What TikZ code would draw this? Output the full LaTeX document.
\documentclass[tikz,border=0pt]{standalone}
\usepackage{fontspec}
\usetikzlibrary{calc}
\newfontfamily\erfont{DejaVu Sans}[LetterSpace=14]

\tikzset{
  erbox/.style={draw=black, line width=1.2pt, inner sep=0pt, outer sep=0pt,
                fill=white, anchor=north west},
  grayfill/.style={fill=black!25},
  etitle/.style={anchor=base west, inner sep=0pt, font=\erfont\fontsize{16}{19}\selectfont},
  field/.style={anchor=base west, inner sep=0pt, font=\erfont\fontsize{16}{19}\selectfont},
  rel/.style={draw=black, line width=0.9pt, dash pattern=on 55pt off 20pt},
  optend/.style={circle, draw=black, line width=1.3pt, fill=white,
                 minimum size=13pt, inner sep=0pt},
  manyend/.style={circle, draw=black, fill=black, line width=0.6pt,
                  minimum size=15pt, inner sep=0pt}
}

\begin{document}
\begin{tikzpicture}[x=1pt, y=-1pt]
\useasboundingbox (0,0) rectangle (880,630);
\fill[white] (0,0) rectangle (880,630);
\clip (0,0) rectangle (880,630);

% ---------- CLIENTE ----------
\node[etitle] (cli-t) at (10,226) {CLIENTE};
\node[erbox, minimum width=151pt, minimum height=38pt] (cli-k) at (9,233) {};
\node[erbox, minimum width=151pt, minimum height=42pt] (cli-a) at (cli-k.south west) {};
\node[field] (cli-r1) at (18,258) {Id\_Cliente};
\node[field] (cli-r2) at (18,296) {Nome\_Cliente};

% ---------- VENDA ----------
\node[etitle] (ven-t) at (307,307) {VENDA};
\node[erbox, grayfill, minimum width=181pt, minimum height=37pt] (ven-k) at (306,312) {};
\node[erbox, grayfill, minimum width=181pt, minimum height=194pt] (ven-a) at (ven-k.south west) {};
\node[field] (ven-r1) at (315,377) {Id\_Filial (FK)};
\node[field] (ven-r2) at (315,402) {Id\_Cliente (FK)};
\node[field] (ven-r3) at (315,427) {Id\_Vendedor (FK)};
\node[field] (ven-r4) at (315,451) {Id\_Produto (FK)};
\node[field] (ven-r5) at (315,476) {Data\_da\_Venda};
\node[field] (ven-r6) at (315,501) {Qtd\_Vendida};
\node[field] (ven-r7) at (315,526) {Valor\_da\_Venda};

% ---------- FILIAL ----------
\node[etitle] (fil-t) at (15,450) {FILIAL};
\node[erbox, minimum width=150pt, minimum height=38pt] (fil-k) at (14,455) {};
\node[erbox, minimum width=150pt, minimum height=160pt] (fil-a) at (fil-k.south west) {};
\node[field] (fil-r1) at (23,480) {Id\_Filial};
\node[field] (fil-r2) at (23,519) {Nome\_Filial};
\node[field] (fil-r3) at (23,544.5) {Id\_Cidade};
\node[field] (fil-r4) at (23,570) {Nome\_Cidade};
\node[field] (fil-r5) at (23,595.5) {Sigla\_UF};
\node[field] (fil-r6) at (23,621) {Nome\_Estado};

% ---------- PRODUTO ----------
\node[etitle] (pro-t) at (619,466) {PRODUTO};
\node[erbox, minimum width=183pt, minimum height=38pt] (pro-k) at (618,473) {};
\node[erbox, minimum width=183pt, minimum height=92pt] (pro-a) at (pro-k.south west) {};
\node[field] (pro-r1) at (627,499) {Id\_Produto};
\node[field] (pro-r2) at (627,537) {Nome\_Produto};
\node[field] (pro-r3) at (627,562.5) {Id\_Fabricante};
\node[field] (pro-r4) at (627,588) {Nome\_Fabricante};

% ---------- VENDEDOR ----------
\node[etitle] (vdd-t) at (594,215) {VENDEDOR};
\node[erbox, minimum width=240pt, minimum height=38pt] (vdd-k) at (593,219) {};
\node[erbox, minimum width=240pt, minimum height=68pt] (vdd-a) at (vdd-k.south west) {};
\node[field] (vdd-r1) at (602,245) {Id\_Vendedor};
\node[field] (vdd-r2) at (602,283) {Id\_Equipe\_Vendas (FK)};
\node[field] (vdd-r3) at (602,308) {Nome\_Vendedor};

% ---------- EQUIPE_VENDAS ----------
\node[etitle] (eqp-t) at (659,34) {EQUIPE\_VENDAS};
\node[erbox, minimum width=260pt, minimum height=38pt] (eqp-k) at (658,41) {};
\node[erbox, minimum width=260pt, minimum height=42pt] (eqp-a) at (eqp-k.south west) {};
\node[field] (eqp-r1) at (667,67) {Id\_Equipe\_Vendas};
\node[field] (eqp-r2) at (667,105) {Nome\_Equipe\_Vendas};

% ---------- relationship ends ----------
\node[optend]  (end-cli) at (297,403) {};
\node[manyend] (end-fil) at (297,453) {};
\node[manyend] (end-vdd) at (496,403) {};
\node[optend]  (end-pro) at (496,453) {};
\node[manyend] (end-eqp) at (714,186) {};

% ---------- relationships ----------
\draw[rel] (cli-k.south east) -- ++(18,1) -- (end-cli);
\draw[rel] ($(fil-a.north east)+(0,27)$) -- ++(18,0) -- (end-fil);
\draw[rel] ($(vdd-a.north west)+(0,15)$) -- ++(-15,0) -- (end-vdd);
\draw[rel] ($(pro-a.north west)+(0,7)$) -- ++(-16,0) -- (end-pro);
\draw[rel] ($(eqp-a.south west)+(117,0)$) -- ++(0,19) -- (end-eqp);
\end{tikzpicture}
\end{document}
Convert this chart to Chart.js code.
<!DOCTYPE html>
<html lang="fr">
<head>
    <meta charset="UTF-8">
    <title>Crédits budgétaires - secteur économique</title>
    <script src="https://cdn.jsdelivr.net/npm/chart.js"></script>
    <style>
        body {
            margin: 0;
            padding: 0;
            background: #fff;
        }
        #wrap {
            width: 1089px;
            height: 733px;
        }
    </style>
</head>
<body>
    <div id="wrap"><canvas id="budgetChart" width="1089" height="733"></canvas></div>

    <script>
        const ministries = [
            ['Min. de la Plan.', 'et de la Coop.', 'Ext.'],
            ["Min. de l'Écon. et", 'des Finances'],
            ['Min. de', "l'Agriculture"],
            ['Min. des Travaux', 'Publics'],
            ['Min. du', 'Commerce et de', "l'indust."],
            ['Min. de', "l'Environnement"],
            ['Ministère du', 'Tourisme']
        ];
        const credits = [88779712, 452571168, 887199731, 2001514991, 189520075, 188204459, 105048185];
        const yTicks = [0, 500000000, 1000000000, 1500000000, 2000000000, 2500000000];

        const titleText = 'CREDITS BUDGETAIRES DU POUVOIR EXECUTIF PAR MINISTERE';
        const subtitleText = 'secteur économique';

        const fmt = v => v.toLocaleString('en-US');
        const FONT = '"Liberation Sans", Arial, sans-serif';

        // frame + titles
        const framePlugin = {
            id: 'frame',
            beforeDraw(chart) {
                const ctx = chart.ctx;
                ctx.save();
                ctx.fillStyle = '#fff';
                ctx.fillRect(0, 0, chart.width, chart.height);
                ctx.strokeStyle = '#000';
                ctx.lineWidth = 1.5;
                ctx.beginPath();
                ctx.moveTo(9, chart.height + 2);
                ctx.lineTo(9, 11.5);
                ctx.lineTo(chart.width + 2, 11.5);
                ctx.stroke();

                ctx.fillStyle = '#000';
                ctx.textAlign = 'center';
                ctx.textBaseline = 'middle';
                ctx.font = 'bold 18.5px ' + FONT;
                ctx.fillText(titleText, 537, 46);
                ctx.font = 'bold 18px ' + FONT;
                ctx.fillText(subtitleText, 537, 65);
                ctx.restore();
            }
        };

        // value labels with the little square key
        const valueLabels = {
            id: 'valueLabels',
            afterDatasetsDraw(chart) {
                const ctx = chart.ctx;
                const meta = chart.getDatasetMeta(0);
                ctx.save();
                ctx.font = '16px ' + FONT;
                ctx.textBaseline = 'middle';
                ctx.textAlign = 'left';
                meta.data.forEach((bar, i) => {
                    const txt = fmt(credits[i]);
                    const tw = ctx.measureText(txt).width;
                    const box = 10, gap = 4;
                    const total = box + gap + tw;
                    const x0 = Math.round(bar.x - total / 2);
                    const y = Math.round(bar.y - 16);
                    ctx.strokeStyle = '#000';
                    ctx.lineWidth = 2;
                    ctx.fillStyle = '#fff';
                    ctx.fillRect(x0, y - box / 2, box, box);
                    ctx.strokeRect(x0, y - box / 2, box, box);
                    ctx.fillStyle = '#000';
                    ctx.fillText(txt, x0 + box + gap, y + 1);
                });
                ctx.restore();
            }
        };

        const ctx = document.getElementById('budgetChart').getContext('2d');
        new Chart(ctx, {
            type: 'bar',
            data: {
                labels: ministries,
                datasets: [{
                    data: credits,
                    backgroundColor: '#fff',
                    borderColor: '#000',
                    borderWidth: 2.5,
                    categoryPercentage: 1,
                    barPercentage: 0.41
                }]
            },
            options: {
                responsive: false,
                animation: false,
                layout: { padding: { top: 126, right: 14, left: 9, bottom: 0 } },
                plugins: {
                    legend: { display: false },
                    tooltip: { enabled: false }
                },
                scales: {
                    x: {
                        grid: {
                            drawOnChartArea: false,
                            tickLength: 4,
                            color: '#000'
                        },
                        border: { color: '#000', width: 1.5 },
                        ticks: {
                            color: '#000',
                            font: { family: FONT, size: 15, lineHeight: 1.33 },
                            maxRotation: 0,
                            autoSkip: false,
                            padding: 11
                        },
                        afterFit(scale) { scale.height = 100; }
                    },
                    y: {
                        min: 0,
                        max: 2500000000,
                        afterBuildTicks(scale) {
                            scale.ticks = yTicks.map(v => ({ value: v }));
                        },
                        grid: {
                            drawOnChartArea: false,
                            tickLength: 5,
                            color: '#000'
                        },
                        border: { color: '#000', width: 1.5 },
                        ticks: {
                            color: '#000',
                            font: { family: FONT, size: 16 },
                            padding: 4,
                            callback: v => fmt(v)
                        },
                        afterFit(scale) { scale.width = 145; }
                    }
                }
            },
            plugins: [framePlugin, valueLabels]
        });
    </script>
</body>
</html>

* * * * * * * * *

SET PROBLEM → Read the data above and count the lines that include "this". Answer only with the count.

WRITTEN SOLUTION → 2